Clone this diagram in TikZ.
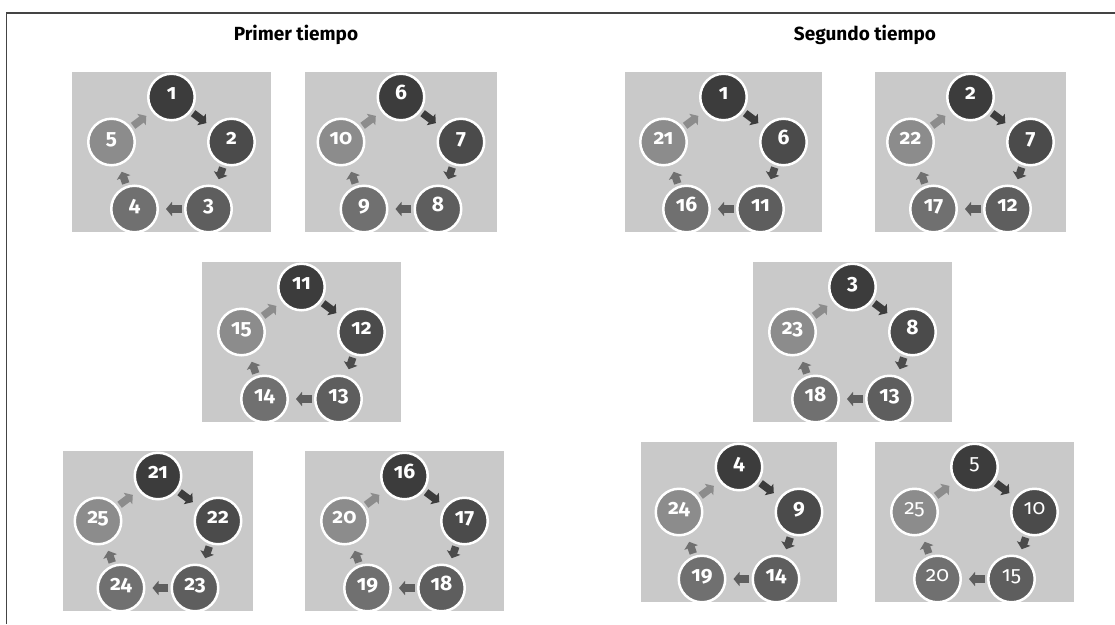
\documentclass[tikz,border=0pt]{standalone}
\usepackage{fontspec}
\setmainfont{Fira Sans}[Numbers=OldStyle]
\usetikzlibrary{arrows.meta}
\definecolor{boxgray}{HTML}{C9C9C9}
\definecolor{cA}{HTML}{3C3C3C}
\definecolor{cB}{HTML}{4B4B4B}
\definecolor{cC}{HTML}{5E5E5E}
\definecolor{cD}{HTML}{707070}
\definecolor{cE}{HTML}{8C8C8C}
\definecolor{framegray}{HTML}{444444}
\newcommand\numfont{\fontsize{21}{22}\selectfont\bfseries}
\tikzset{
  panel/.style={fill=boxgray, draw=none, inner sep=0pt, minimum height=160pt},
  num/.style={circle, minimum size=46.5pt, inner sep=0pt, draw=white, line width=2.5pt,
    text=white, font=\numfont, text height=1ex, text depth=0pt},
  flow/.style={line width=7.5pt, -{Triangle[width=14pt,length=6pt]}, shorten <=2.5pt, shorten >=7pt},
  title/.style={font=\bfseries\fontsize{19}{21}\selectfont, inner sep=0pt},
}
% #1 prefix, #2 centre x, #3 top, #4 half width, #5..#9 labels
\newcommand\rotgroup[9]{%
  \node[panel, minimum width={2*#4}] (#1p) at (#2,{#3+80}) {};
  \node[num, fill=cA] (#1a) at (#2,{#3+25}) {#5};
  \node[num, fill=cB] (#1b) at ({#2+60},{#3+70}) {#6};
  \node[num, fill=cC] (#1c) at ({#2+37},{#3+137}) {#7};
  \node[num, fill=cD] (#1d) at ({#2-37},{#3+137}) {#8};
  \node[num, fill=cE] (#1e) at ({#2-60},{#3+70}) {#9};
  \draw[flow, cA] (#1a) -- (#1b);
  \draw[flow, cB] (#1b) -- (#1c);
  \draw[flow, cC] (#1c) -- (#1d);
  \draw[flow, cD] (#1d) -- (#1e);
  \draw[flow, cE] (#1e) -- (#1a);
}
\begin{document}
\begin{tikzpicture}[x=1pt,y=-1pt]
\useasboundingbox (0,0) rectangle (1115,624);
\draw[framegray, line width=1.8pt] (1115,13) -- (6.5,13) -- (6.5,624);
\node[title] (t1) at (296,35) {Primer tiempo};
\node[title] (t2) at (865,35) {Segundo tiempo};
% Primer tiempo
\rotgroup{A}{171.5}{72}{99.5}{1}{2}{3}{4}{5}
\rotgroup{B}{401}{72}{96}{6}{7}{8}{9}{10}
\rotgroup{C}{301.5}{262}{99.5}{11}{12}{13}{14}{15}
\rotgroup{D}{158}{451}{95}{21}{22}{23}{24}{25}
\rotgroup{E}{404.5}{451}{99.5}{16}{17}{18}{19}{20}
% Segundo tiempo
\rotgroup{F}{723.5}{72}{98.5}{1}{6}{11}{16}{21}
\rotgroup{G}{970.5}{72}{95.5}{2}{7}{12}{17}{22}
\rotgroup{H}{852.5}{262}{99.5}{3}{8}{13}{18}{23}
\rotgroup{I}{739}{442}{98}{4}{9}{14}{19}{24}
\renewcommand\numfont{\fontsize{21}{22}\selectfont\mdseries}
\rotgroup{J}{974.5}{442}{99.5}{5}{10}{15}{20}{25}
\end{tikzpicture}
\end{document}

======

What you need to do: Copy the data word for word. Pictures do not go in the copy.

Reply:
Clone this diagram in TikZ.
\documentclass[tikz,border=0pt]{standalone}
\usepackage{fontspec}
\setmainfont{Fira Sans}[Numbers=OldStyle]
\usetikzlibrary{arrows.meta}
\definecolor{boxgray}{HTML}{C9C9C9}
\definecolor{cA}{HTML}{3C3C3C}
\definecolor{cB}{HTML}{4B4B4B}
\definecolor{cC}{HTML}{5E5E5E}
\definecolor{cD}{HTML}{707070}
\definecolor{cE}{HTML}{8C8C8C}
\definecolor{framegray}{HTML}{444444}
\newcommand\numfont{\fontsize{21}{22}\selectfont\bfseries}
\tikzset{
  panel/.style={fill=boxgray, draw=none, inner sep=0pt, minimum height=160pt},
  num/.style={circle, minimum size=46.5pt, inner sep=0pt, draw=white, line width=2.5pt,
    text=white, font=\numfont, text height=1ex, text depth=0pt},
  flow/.style={line width=7.5pt, -{Triangle[width=14pt,length=6pt]}, shorten <=2.5pt, shorten >=7pt},
  title/.style={font=\bfseries\fontsize{19}{21}\selectfont, inner sep=0pt},
}
% #1 prefix, #2 centre x, #3 top, #4 half width, #5..#9 labels
\newcommand\rotgroup[9]{%
  \node[panel, minimum width={2*#4}] (#1p) at (#2,{#3+80}) {};
  \node[num, fill=cA] (#1a) at (#2,{#3+25}) {#5};
  \node[num, fill=cB] (#1b) at ({#2+60},{#3+70}) {#6};
  \node[num, fill=cC] (#1c) at ({#2+37},{#3+137}) {#7};
  \node[num, fill=cD] (#1d) at ({#2-37},{#3+137}) {#8};
  \node[num, fill=cE] (#1e) at ({#2-60},{#3+70}) {#9};
  \draw[flow, cA] (#1a) -- (#1b);
  \draw[flow, cB] (#1b) -- (#1c);
  \draw[flow, cC] (#1c) -- (#1d);
  \draw[flow, cD] (#1d) -- (#1e);
  \draw[flow, cE] (#1e) -- (#1a);
}
\begin{document}
\begin{tikzpicture}[x=1pt,y=-1pt]
\useasboundingbox (0,0) rectangle (1115,624);
\draw[framegray, line width=1.8pt] (1115,13) -- (6.5,13) -- (6.5,624);
\node[title] (t1) at (296,35) {Primer tiempo};
\node[title] (t2) at (865,35) {Segundo tiempo};
% Primer tiempo
\rotgroup{A}{171.5}{72}{99.5}{1}{2}{3}{4}{5}
\rotgroup{B}{401}{72}{96}{6}{7}{8}{9}{10}
\rotgroup{C}{301.5}{262}{99.5}{11}{12}{13}{14}{15}
\rotgroup{D}{158}{451}{95}{21}{22}{23}{24}{25}
\rotgroup{E}{404.5}{451}{99.5}{16}{17}{18}{19}{20}
% Segundo tiempo
\rotgroup{F}{723.5}{72}{98.5}{1}{6}{11}{16}{21}
\rotgroup{G}{970.5}{72}{95.5}{2}{7}{12}{17}{22}
\rotgroup{H}{852.5}{262}{99.5}{3}{8}{13}{18}{23}
\rotgroup{I}{739}{442}{98}{4}{9}{14}{19}{24}
\renewcommand\numfont{\fontsize{21}{22}\selectfont\mdseries}
\rotgroup{J}{974.5}{442}{99.5}{5}{10}{15}{20}{25}
\end{tikzpicture}
\end{document}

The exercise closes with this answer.